Upon considerable reflection, I adopted two taglines for BRD, “Part of a Bigger Picture” and “Look Beyond the Edges.”  For me, these two phrases capture the essence of what BRD is all about.  Though I spent many years taking photos of grand landscapes, as time went by, I began to notice that my eye was more often drawn to smaller subjects, or rather smaller portions of larger subjects.  A larger landscape can be immediately appreciated on its own scale, but I was always looking to the shadows, or the edges, to see what was hidden in, or overwhelmed by, the larger image.  Consequently, my current images focus mostly on some smaller detail of a recognizable object or scene, exposing the viewer to the underlying pattern, form, textures, or details that lurk below the surface. 

The greater part of my most recent work has emphasized more narrowly-focused images that purposely cut out the overarching view, taking the eye to a relatively smaller area that might tend to be overlooked in a more general observation of the subject.

As part of my personal evolution, becoming increasingly alarmed at what I perceived to be society’s narrowing focus on issues to only that which personally impacts themselves, I also wanted to see if I could combine my visual work with some emphasis on social awareness.  I felt that the two aforementioned phrases captured this idea as well.

It was then that I needed to figure out the best vehicles for disseminating my work.  I have always enjoyed jigsaw puzzles, but as I have grown older, I have been disappointed in the subjects and complexity of a great many of the puzzles marketed today.  Given my desire to integrate my interest in social awareness with unique photographic images, greeting cards and puzzles provide that opportunity, as they allow for the written word to accompany the image.

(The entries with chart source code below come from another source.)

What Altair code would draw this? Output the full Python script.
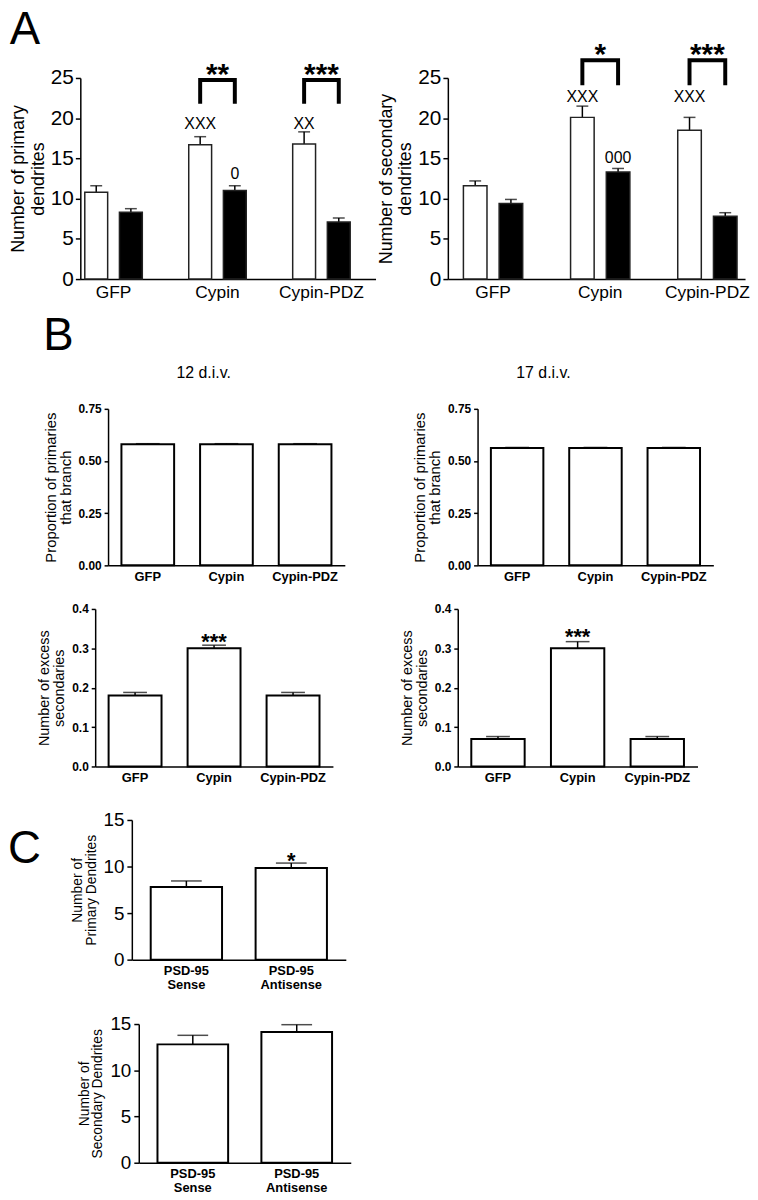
import altair as alt
import pandas as pd

FONT = "Liberation Sans"

# ---------------- Panel A data ----------------
a_groups = ["GFP", "Cypin", "Cypin-PDZ"]

prim_white = [10.8, 16.7, 16.8]
prim_white_sem = [0.8, 1.0, 1.5]
prim_black = [8.3, 11.0, 7.1]
prim_black_sem = [0.45, 0.6, 0.5]

sec_white = [11.6, 20.1, 18.5]
sec_white_sem = [0.6, 1.4, 1.6]
sec_black = [9.4, 13.3, 7.8]
sec_black_sem = [0.5, 0.45, 0.45]

prim_note_group = ["Cypin", "Cypin", "Cypin-PDZ"]
prim_note_series = ["white", "black", "white"]
prim_note_text = ["XXX", "0", "XX"]
prim_note_y = [18.7, 12.4, 18.7]

sec_note_group = ["Cypin", "Cypin", "Cypin-PDZ"]
sec_note_series = ["white", "black", "white"]
sec_note_text = ["XXX", "000", "XXX"]
sec_note_y = [22.0, 14.4, 22.0]

bracket_groups = ["Cypin", "Cypin-PDZ"]
prim_bracket_stars = ["**", "***"]
prim_bracket_top = 24.75
prim_bracket_bottom = 21.8
sec_bracket_stars = ["*", "***"]
sec_bracket_top = 27.2
sec_bracket_bottom = 24.1

# ---------------- Panel B data ----------------
b_groups = ["GFP", "Cypin", "Cypin-PDZ"]
prop12 = [0.58, 0.58, 0.58]
prop12_sem = [0.003, 0.003, 0.003]
prop17 = [0.562, 0.562, 0.562]
prop17_sem = [0.003, 0.003, 0.003]
exc12 = [0.18, 0.30, 0.18]
exc12_sem = [0.008, 0.008, 0.008]
exc17 = [0.07, 0.30, 0.07]
exc17_sem = [0.006, 0.017, 0.006]
no_stars = ["", "", ""]
exc_stars = ["", "***", ""]

# ---------------- Panel C data ----------------
c_groups = ["PSD-95 Sense", "PSD-95 Antisense"]
c_primary = [7.8, 9.85]
c_primary_sem = [0.65, 0.52]
c_secondary = [12.8, 14.15]
c_secondary_sem = [0.98, 0.78]
c_primary_stars = ["", "*"]
c_secondary_stars = ["", ""]

slots = []
for i, g in enumerate(a_groups):
    slots += [f"{g}|white", f"{g}|black"]
    if i < len(a_groups) - 1:
        slots.append(f"gap{i}")


def panel_a(white, white_sem, black, black_sem, n_group, n_series, n_text, n_y,
            stars, btop, bbot, ytitle, width, height, p_out, p_align, title=None):
    rows = []
    for i, g in enumerate(a_groups):
        rows.append(dict(slot=f"{g}|white", series="white", value=white[i], top=white[i] + white_sem[i]))
        rows.append(dict(slot=f"{g}|black", series="black", value=black[i], top=black[i] + black_sem[i]))
    df = pd.DataFrame(rows)
    p_in = 0.34
    step = width / (len(slots) - p_in + 2 * p_out)
    xs = alt.Scale(domain=slots, paddingInner=p_in, paddingOuter=p_out, align=p_align)
    ys = alt.Scale(domain=[0, 25], nice=False)
    xaxis = alt.Axis(values=[f"{g}|white" for g in a_groups],
                     labelExpr="split(datum.value, '|')[0]", labelOffset=step / 2,
                     ticks=False, labelAngle=0, labelFontSize=17.5, labelPadding=5, title=None)
    yaxis = alt.Axis(values=[0, 5, 10, 15, 20, 25], tickSize=5, labelFontSize=21, labelPadding=2,
                     title=ytitle, titleFontSize=18, titleLineHeight=20, titlePadding=3)
    X = alt.X("slot:N", scale=xs, axis=xaxis)

    def Y(f):
        return alt.Y(f, scale=ys, axis=yaxis)

    bars = alt.Chart(df).mark_bar(stroke="#222", strokeWidth=1.5).encode(
        x=X, y=Y("value:Q"),
        fill=alt.Fill("series:N", scale=alt.Scale(domain=["white", "black"], range=["white", "black"]), legend=None),
    )
    err = alt.Chart(df).mark_rule(color="black", strokeWidth=1.5).encode(x=X, y=Y("value:Q"), y2="top:Q")
    caps = alt.Chart(df).mark_tick(color="black", thickness=1.5, size=12).encode(x=X, y=Y("top:Q"))
    notes = pd.DataFrame({"slot": [f"{g}|{s}" for g, s in zip(n_group, n_series)], "y": n_y, "text": n_text})
    note_txt = alt.Chart(notes).mark_text(fontSize=16, baseline="alphabetic").encode(
        x=X, y=Y("y:Q"), text="text:N")
    brows = []
    for k, g in enumerate(bracket_groups):
        brows += [dict(bid=k, ord=0, slot=f"{g}|white", y=bbot),
                  dict(bid=k, ord=1, slot=f"{g}|white", y=btop),
                  dict(bid=k, ord=2, slot=f"{g}|black", y=btop),
                  dict(bid=k, ord=3, slot=f"{g}|black", y=bbot)]
    bdf = pd.DataFrame(brows)
    brackets = alt.Chart(bdf).mark_line(color="black", strokeWidth=4, strokeJoin="miter", strokeCap="butt").encode(
        x=X, y=Y("y:Q"), detail="bid:N", order="ord:Q")
    sdf = pd.DataFrame({"slot": [f"{g}|white" for g in bracket_groups], "y": [btop] * len(bracket_groups), "text": stars})
    star_txt = alt.Chart(sdf).mark_text(fontSize=30, fontWeight="bold", baseline="alphabetic", dx=step / 2, dy=4).encode(
        x=X, y=Y("y:Q"), text="text:N")
    ch = alt.layer(err, bars, caps, note_txt, brackets, star_txt).properties(width=width, height=height)
    if title is not None:
        ch = ch.properties(title=title)
    return ch


def simple_panel(cats, vals, sems, stars, width, height, ydom, yvals, yfmt, ytitle,
                 tick_font, tick_weight, ytitle_font, ytitle_lh, x_font, cap,
                 p_in, p_out, star_font, star_dy, tick_size, bar_stroke,
                 top_title=None, top_title_x=0, title=None, split=False):
    df = pd.DataFrame({"cat": cats, "value": vals,
                       "top": [v + s for v, s in zip(vals, sems)], "stars": stars})
    xs = alt.Scale(domain=cats, paddingInner=p_in, paddingOuter=p_out)
    ys = alt.Scale(domain=ydom, nice=False)
    xargs = dict(ticks=False, labelAngle=0, labelFontSize=x_font, labelFontWeight="bold",
                 labelPadding=5, title=None)
    if split:
        xargs.update(labelExpr="split(datum.label, ' ')", labelLineHeight=14)
    xaxis = alt.Axis(**xargs)
    yaxis = alt.Axis(values=yvals, format=yfmt, tickSize=tick_size, labelFontSize=tick_font,
                     labelFontWeight=tick_weight, labelPadding=3, title=ytitle,
                     titleFontSize=ytitle_font, titleLineHeight=ytitle_lh, titlePadding=5)

    def Y(f):
        return alt.Y(f, scale=ys, axis=yaxis)

    X = alt.X("cat:N", scale=xs, axis=xaxis)
    if top_title is not None:
        Xother = alt.X("cat:N", scale=xs, axis=None)
        Xtop = alt.X("cat:N", scale=xs, axis=alt.Axis(
            orient="top", title=top_title, labels=False, ticks=False, domain=False,
            titleFontSize=16, titleFontWeight="normal", titlePadding=29, titleX=top_title_x,
            minExtent=0, maxExtent=0))
    else:
        Xother = X
        Xtop = X
    bars = alt.Chart(df).mark_bar(fill="white", stroke="black", strokeWidth=bar_stroke).encode(
        x=X, y=Y("value:Q"))
    err = alt.Chart(df).mark_rule(color="black", strokeWidth=1.5).encode(
        x=Xother, y=Y("value:Q"), y2="top:Q")
    caps = alt.Chart(df).mark_tick(color="black", thickness=1.5, size=cap).encode(
        x=Xtop, y=Y("top:Q"))
    star_txt = alt.Chart(df).mark_text(fontSize=star_font, fontWeight="bold", baseline="alphabetic", dy=star_dy).encode(
        x=Xother, y=Y("top:Q"), text="stars:N")
    ch = alt.layer(err, bars, caps, star_txt).properties(width=width, height=height)
    if top_title is not None:
        ch = ch.resolve_axis(x="independent")
    if title is not None:
        ch = ch.properties(title=title)
    return ch


def spacer(w, h=1, title=None):
    ch = alt.Chart(pd.DataFrame({"t": [""]})).mark_text().encode(text="t:N").properties(width=w, height=h)
    if title is not None:
        ch = ch.properties(title=title)
    return ch


letter = dict(anchor="start", frame="bounds", fontSize=46, fontWeight="normal", font=FONT, color="black")

A_L = panel_a(prim_white, prim_white_sem, prim_black, prim_black_sem,
              prim_note_group, prim_note_series, prim_note_text, prim_note_y,
              prim_bracket_stars, prim_bracket_top, prim_bracket_bottom,
              ["Number of primary", "dendrites"], 298, 203, 0.43, 0.15,
              title=alt.TitleParams("A", offset=6, **letter))
A_R = panel_a(sec_white, sec_white_sem, sec_black, sec_black_sem,
              sec_note_group, sec_note_series, sec_note_text, sec_note_y,
              sec_bracket_stars, sec_bracket_top, sec_bracket_bottom,
              ["Number of secondary", "dendrites"], 300, 203, 0.33, 0.66)

bt_common = dict(height=158, ydom=[0, 0.75], yvals=[0, 0.25, 0.5, 0.75], yfmt=".2f",
                 ytitle=["Proportion of primaries", "that branch"], tick_font=12, tick_weight="bold",
                 ytitle_font=15, ytitle_lh=15, x_font=13, cap=24, p_in=0.33, p_out=0.17,
                 star_font=22, star_dy=4, tick_size=4, bar_stroke=2)
BT_L = simple_panel(b_groups, prop12, prop12_sem, no_stars, width=239, top_title="12 d.i.v.",
                    top_title_x=96, title=alt.TitleParams("B", offset=4, **letter), **bt_common)
BT_R = simple_panel(b_groups, prop17, prop17_sem, no_stars, width=238, top_title="17 d.i.v.",
                    top_title_x=66, **bt_common)

bb_common = dict(height=159, ydom=[0, 0.4], yvals=[0, 0.1, 0.2, 0.3, 0.4], yfmt=".1f",
                 ytitle=["Number of excess", "secondaries"], tick_font=12, tick_weight="bold",
                 ytitle_font=14.5, ytitle_lh=15, x_font=13, cap=24, p_in=0.33, p_out=0.17,
                 star_font=22, tick_size=4, bar_stroke=2)
BB_L = simple_panel(b_groups, exc12, exc12_sem, exc_stars, width=240, star_dy=4, **bb_common)
BB_R = simple_panel(b_groups, exc17, exc17_sem, exc_stars, width=242, star_dy=2, **bb_common)

c_common = dict(ydom=[0, 15], yvals=[0, 5, 10, 15], yfmt="d", tick_font=19, tick_weight="normal",
                ytitle_font=14, ytitle_lh=14, x_font=13, cap=31, p_in=0.32, p_out=0.18,
                star_font=22, star_dy=5, tick_size=5, bar_stroke=2, split=True)
C_T = simple_panel(c_groups, c_primary, c_primary_sem, c_primary_stars, width=216, height=141,
                   ytitle=["Number of", "Primary Dendrites"], **c_common)
C_B = simple_panel(c_groups, c_secondary, c_secondary_sem, c_secondary_stars, width=214, height=140,
                   ytitle=["Number of", "Secondary Dendrites"], **c_common)

rowA = alt.hconcat(spacer(1), A_L, spacer(1), A_R, spacing=0)
rowBT = alt.hconcat(spacer(35), BT_L, spacer(68), BT_R, spacing=0)
rowBB = alt.hconcat(spacer(29), BB_L, spacer(67), BB_R, spacing=0)
rowCT = alt.hconcat(spacer(62, 1, alt.TitleParams("C", orient="bottom", offset=2, **letter)), C_T, spacing=0)
rowCB = alt.hconcat(spacer(69), C_B, spacing=0)

chart = alt.vconcat(
    rowA, spacer(1, 1), rowBT, spacer(1, 20), rowBB, spacer(1, 27), rowCT, spacer(1, 20), rowCB,
    spacing=0,
).properties(padding={"top": -6, "left": 0, "right": 0, "bottom": 0}).configure(font=FONT).configure_view(
    strokeWidth=0
).configure_axis(
    grid=False, domainColor="black", tickColor="black", labelColor="black", titleColor="black",
    domainWidth=1.5, tickWidth=1.5, titleFontWeight="normal", labelFont=FONT, titleFont=FONT,
).configure_title(font=FONT, color="black")

chart.save("out.html", embed_options={"renderer": "svg", "actions": False})
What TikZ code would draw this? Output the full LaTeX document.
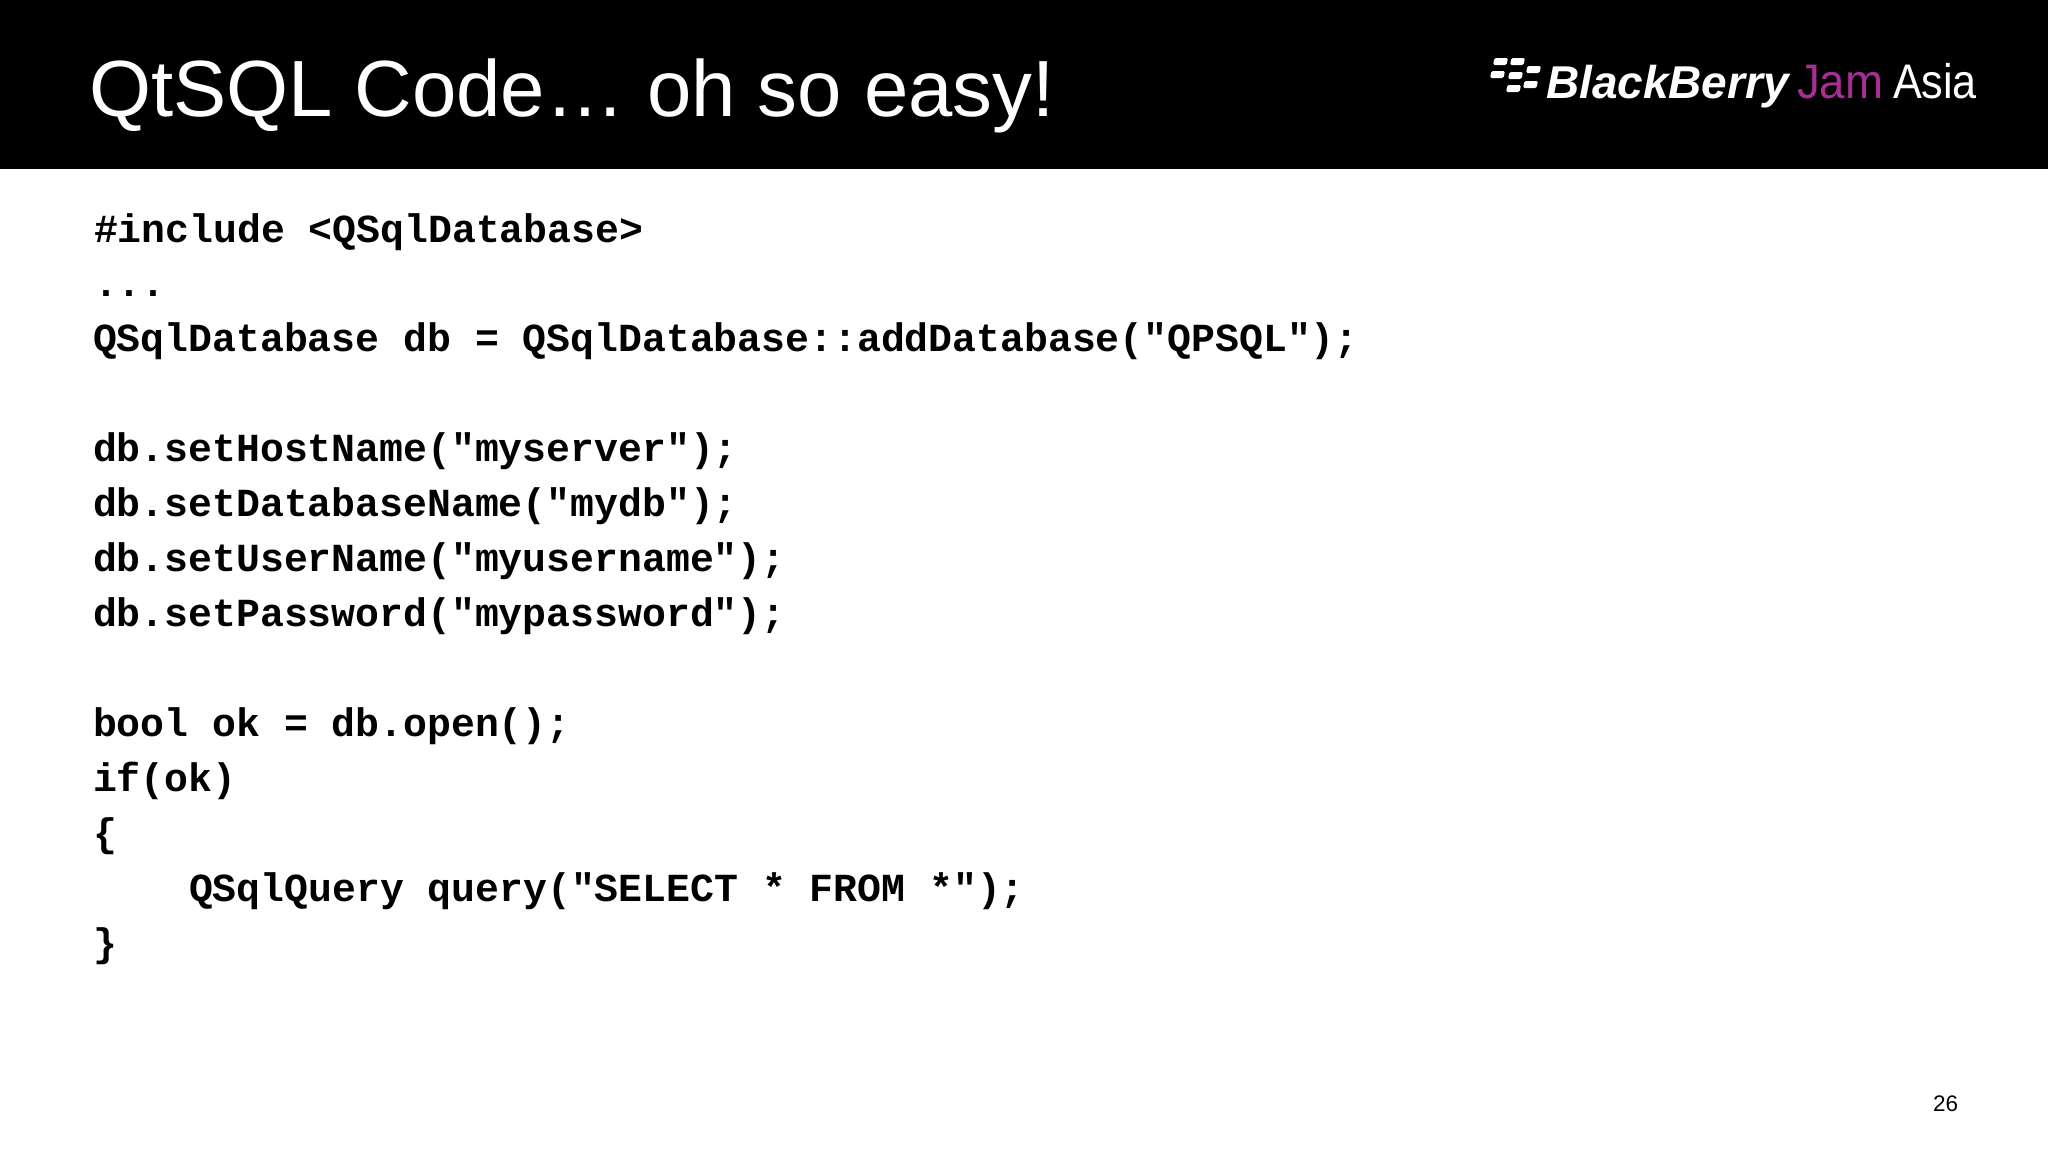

Consequently, each of my images (in either form) comes with some text focused on the image itself, or its relationship to the series to which it belongs, and then some larger social issue to which it may be related.  The idea being that, as any specific image I produce is part of a larger landscape, so are we part of a larger community, and we all benefit from taking a closer look, or looking beyond the edges, to that which is beyond ourselves.